TASK PROMPT: Write out the listing, please, but only from its first line through the line containing "import * as", exactly as given and without pictures.

INFORMATION SUPPLIED:
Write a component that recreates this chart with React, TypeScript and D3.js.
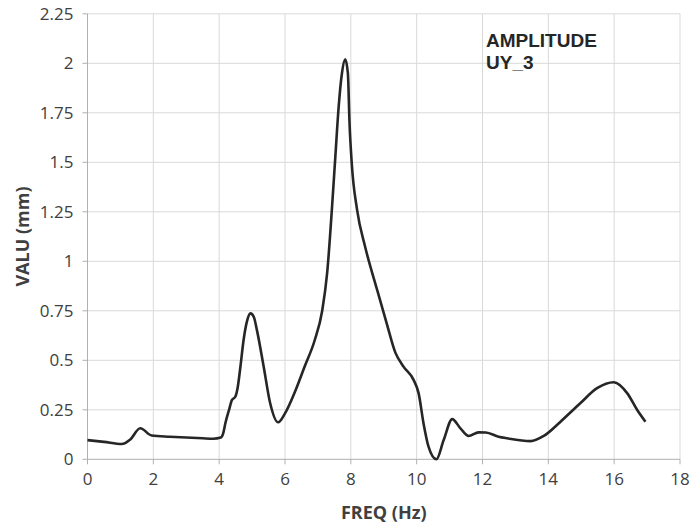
import React from "react";
import * as d3 from "d3";

const freq = [0, 0.5, 1.04, 1.3, 1.6, 1.95, 2.5, 3.0, 3.5, 3.82, 4.05, 4.12, 4.19, 4.3, 4.39, 4.49, 4.56, 4.64, 4.74, 4.85, 4.95, 5.05, 5.15, 5.35, 5.55, 5.79, 6.0, 6.3, 6.6, 6.9, 7.13, 7.28, 7.43, 7.53, 7.63, 7.73, 7.83, 7.91, 7.96, 8.03, 8.19, 8.44, 8.8, 9.1, 9.35, 9.6, 9.91, 10.06, 10.21, 10.36, 10.6, 10.82, 11.08, 11.33, 11.58, 11.88, 12.1, 12.49, 12.75, 13.46, 13.86, 14.37, 14.97, 15.48, 15.99, 16.4, 16.7, 16.95];
const value = [0.097, 0.088, 0.077, 0.1, 0.157, 0.12, 0.114, 0.11, 0.106, 0.104, 0.11, 0.13, 0.183, 0.25, 0.3, 0.316, 0.36, 0.46, 0.6, 0.7, 0.737, 0.72, 0.65, 0.47, 0.283, 0.187, 0.232, 0.34, 0.47, 0.6, 0.75, 0.94, 1.276, 1.53, 1.78, 1.95, 2.02, 1.95, 1.7, 1.49, 1.26, 1.07, 0.855, 0.68, 0.54, 0.468, 0.40, 0.333, 0.18, 0.064, 0.0, 0.097, 0.203, 0.156, 0.118, 0.136, 0.135, 0.114, 0.106, 0.092, 0.118, 0.19, 0.283, 0.359, 0.389, 0.333, 0.249, 0.19];

const xTicks = [0, 2, 4, 6, 8, 10, 12, 14, 16, 18];
const yTicks = [0, 0.25, 0.5, 0.75, 1, 1.25, 1.5, 1.75, 2, 2.25];
const yTickLabels = ["0", "0.25", "0.5", "0.75", "1", "1.25", "1.5", "1.75", "2", "2.25"];
const titleLines = ["AMPLITUDE", "UY_3"];
const xLabel = "FREQ (Hz)";
const yLabel = "VALU (mm)";

export default function App() {
  const W = 690, H = 528;
  const left = 87.5, right = 680, top = 13.8, bottom = 459.3;
  const x = d3.scaleLinear().domain([0, 18]).range([left, right]);
  const y = d3.scaleLinear().domain([0, 2.25]).range([bottom, top]);
  const pts: [number, number][] = freq.map((f, i) => [f, value[i]]);
  const line = d3
    .line<[number, number]>()
    .x((d) => x(d[0]))
    .y((d) => y(d[1]))
    .curve(d3.curveMonotoneX);
  const tickFont = "'Open Sans', sans-serif";
  return (
    <svg width={W} height={H} style={{ position: "absolute", left: 0, top: 0, background: "#fff" }}>
      {xTicks.slice(1).map((t) => (
        <line key={"gx" + t} x1={x(t)} x2={x(t)} y1={top} y2={bottom} stroke="#d9d9d9" strokeWidth={1} />
      ))}
      {yTicks.slice(1).map((t) => (
        <line key={"gy" + t} x1={left} x2={right} y1={y(t)} y2={y(t)} stroke="#d9d9d9" strokeWidth={1} />
      ))}
      <line x1={left} x2={left} y1={top} y2={bottom} stroke="#b0b0b0" strokeWidth={1} />
      <line x1={left} x2={right} y1={bottom} y2={bottom} stroke="#b0b0b0" strokeWidth={1} />
      {yTicks.map((t) => (
        <line key={"ty" + t} x1={left - 5} x2={left} y1={y(t)} y2={y(t)} stroke="#b0b0b0" strokeWidth={1} />
      ))}
      {xTicks.map((t) => (
        <line key={"tx" + t} x1={x(t)} x2={x(t)} y1={bottom} y2={bottom + 5} stroke="#b0b0b0" strokeWidth={1} />
      ))}
      {yTicks.map((t, i) => (
        <text key={"ly" + t} x={left - 14} y={y(t)} dy="0.36em" textAnchor="end" fontFamily={tickFont} fontSize={17} fill="#404040">
          {yTickLabels[i]}
        </text>
      ))}
      {xTicks.map((t) => (
        <text key={"lx" + t} x={x(t)} y={bottom + 26} textAnchor="middle" fontFamily={tickFont} fontSize={17} fill="#404040">
          {t}
        </text>
      ))}
      <text x={(left + right) / 2} y={519} textAnchor="middle" fontFamily={tickFont} fontWeight="bold" fontSize={18} fill="#404040">
        {xLabel}
      </text>
      <text transform={`translate(29,${(top + bottom) / 2}) rotate(-90)`} textAnchor="middle" fontFamily={tickFont} fontWeight="bold" fontSize={18} fill="#404040">
        {yLabel}
      </text>
      <path d={line(pts) || ""} fill="none" stroke="#262626" strokeWidth={2.6} strokeLinejoin="round" />
      {titleLines.map((s, i) => (
        <text key={s} x={486} y={47 + i * 21.5} fontFamily="'Liberation Sans', Arial, sans-serif" fontWeight="bold" fontSize={19} fill="#262626">
          {s}
        </text>
      ))}
    </svg>
  );
}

RESPONSE BELOW:
Write a component that recreates this chart with React, TypeScript and D3.js.
import React from "react";
import * as d3 from "d3";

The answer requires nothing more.